Quel Data Scientist n’a pas vécu l’expérience déconcertante de se voir répondre “et alors ? “ en présentant les excellents indicateurs de performance de classification de son modèle ?

L’avenir de la Data Science repose sur la possibilité de sortir du paradigme de la boîte noire, ces modèles de ML opaques dont la mécanique interne est inconnue.

Expliquer un modèle permet d’ajouter une valeur cruciale au Machine Learning. Puisque énormément de cas pratiques ont besoin de modèles compréhensibles, voire directement actionnables, l’absence d’explications freine l’utilisation de modèles pourtant performants.

C’est là qu’intervient tout l’enjeu de l’explicabilité de nos modèles.

Par explicabilité, on entend tout le domaine de recherche permettant de montrer pourquoi et comment un modèle est parvenu à sa décision. Cette reconstruction de la décision est essentielle pour compléter les indicateurs classiques de performance.

Que ce soit la justesse, la précision, le rappel, le score F1[2], ces indicateurs si importants pour comprendre la performance d’un modèle ont souvent du mal à être acceptés tels quels par la partie business des entreprises. Qu’il s’agisse d’une traduction en termes de cash, de ROI, d’augmentation du taux de conversion ou d’impact estimé sur un quelconque KPI, l’effort mis par une organisation dans le machine learning doit s’accompagner de plus grands efforts de la part des Data Scientists pour expliquer les résultats obtenus!

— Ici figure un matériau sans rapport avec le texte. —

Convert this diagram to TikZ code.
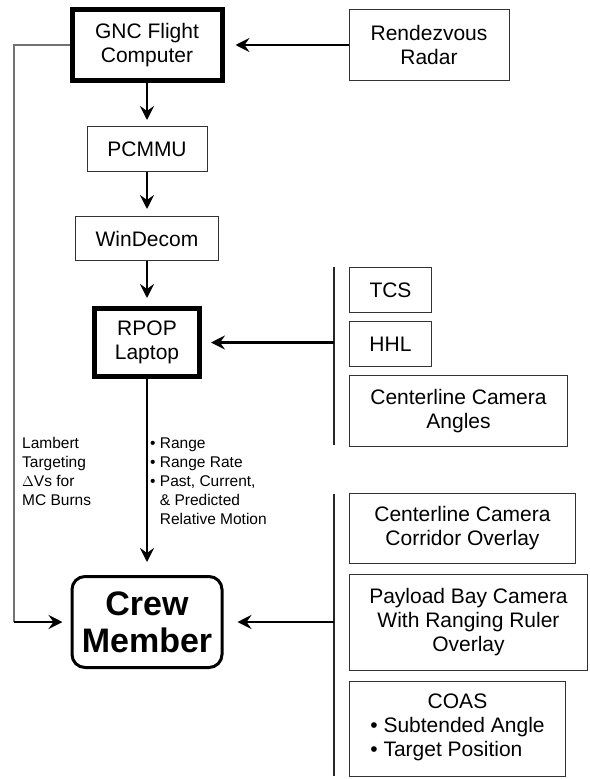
\documentclass[tikz,border=0pt]{standalone}
\usepackage{fontspec}
\setmainfont{Liberation Sans}
\usetikzlibrary{arrows.meta, positioning}

\begin{document}
\begin{tikzpicture}[x=1pt, y=-1pt, node distance=8pt]
    \tikzstyle{unit} = [rectangle, draw=black!80, line width=1pt, align=center, inner sep=2pt, font=\fontsize{21}{24}\selectfont]
    \tikzstyle{major} = [unit, draw=black, line width=5pt]
    \tikzstyle{crewbox} = [rectangle, draw, line width=3pt, rounded corners=13pt, align=center, font=\fontsize{34}{37}\selectfont\bfseries]
    \tikzstyle{feed} = [unit, anchor=north west]
    \tikzstyle{line} = [draw, line width=2.5pt, -{Stealth[length=14pt, width=14pt, inset=5pt]}, shorten >=8pt]
    \tikzstyle{bus} = [draw, line width=1.5pt, black!85]
    \tikzstyle{note} = [anchor=west, align=left, inner sep=0pt, font=\fontsize{15.5}{19}\selectfont]

    \useasboundingbox (0,0) rectangle (589,779);

    % main chain
    \node [major, minimum width=150pt, minimum height=71pt] (gnc) at (147,45) {GNC Flight\\Computer};
    \node [unit, minimum width=160pt, minimum height=71pt, right=124pt of gnc] (radar) {Rendezvous\\Radar};
    \node [unit, minimum width=120pt, minimum height=45pt, below=43pt of gnc] (pcmmu) {PCMMU};
    \node [unit, minimum width=143pt, minimum height=44pt, below=44pt of pcmmu] (windecom) {WinDecom};
    \node [major, minimum width=105pt, minimum height=68pt, below=45pt of windecom] (rpop) {RPOP\\Laptop};
    \node [crewbox, minimum width=150pt, minimum height=91pt, below=196pt of rpop] (crew) {Crew\\Member};

    % sensor inputs to the laptop
    \node [feed, minimum width=82pt, minimum height=45pt] (tcs) at (349,267) {TCS};
    \node [feed, minimum width=82pt, minimum height=45pt, below=8pt of tcs.south west, anchor=north west] (hhl) {HHL};
    \node [feed, minimum width=218pt, minimum height=71pt, below=8pt of hhl.south west, anchor=north west] (cca) {Centerline Camera\\Angles};

    % visual cues for the crew
    \node [feed, minimum width=226pt, minimum height=70pt] (cco) at (349,493) {Centerline Camera\\Corridor Overlay};
    \node [feed, minimum width=238pt, minimum height=96pt, below=10pt of cco.south west, anchor=north west] (payload) {Payload Bay Camera\\With Ranging Ruler\\Overlay};
    \node [feed, minimum width=216pt, minimum height=95pt, below=10pt of payload.south west, anchor=north west] (coas) {COAS\\\begin{tabular}[t]{@{}l@{}}\textbullet\ Subtended Angle\\\textbullet\ Target Position\end{tabular}};

    \coordinate (busup) at (334,267);
    \coordinate (busupend) at (334,445);
    \coordinate (buslow) at (334,494);
    \coordinate (buslowend) at (334,776);
    \coordinate (lamtop) at (14,45);
    \coordinate (lambot) at (14,622);

    % labels
    \node [note] (lambert) at (22,471) {Lambert\\Targeting\\$\Delta$Vs for\\MC Burns};
    \node [note] (motion) at (150,481) {\textbullet\ Range\\\textbullet\ Range Rate\\\textbullet\ Past, Current,\\\phantom{\textbullet\ }\& Predicted\\\phantom{\textbullet\ }Relative Motion};

    \path [line, shorten >=11pt] (radar.west) -- (gnc.east);
    \path [line, shorten >=6pt] (gnc) -- (pcmmu);
    \path [line, shorten >=7pt] (pcmmu) -- (windecom);
    \path [line] (windecom) -- (rpop);
    \path [line, shorten >=13pt] (rpop) -- (crew);
    \path [bus] (busup) -- (busupend);
    \path [bus] (buslow) -- (buslowend);
    \path [line, shorten >=9pt] (busup |- rpop.east) -- (rpop.east);
    \path [line, shorten >=14pt] (buslow |- crew.east) -- (crew.east);
    \path [bus, black!55, line width=1.8pt] (gnc.west) -- (lamtop) -- (lambot);
    \path [line] (lambot) -- (crew.west);
\end{tikzpicture}
\end{document}
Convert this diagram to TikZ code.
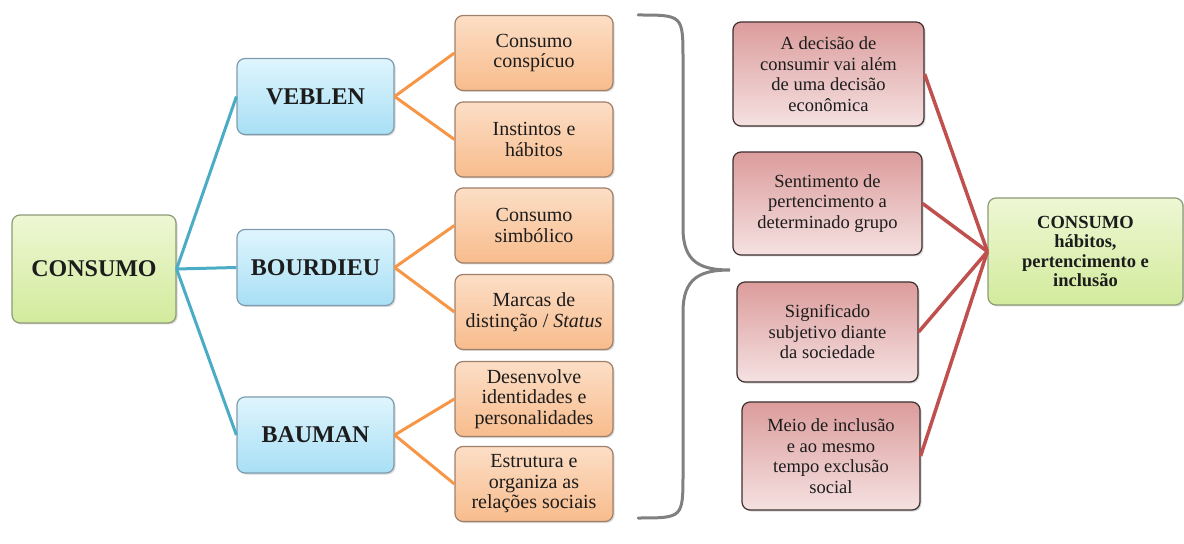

Quelles solutions existent actuellement pour permettre aux Data Scientists d’expliquer leurs travaux ? Le fait d’expliquer les modèles les rend-il forcément plus opérationnels ? Comment éviter que cela ne crée à son tour de nouveaux biais ? Deux méthodes seront évoquées, chacune avec ses limites.

La première est celle des réseaux Bayésiens, en particulier une méthode d’entraînement spécifique avec des résultats prometteurs — “NO TEARS”. La seconde concerne les valeurs de SHAPLEY, concept provenant de la théorie des jeux, et adapté au Machine Learning.

Il faudra pourtant souligner les faiblesses dans ces deux méthodes à l’utilisation sur des données réelles et en déduire les limites actuelles à l’explicabilité des modèles.

Inférence Causale et Réseaux Bayésiens

Le Machine Learning appliqué à la prise de décision

La première méthode pour sortir de la boîte noire… c’est de simplement ne pas y rentrer. Plutôt que de chercher à prédire l’avenir, le machine learning peut être utilisé directement afin de chercher à comprendre des données.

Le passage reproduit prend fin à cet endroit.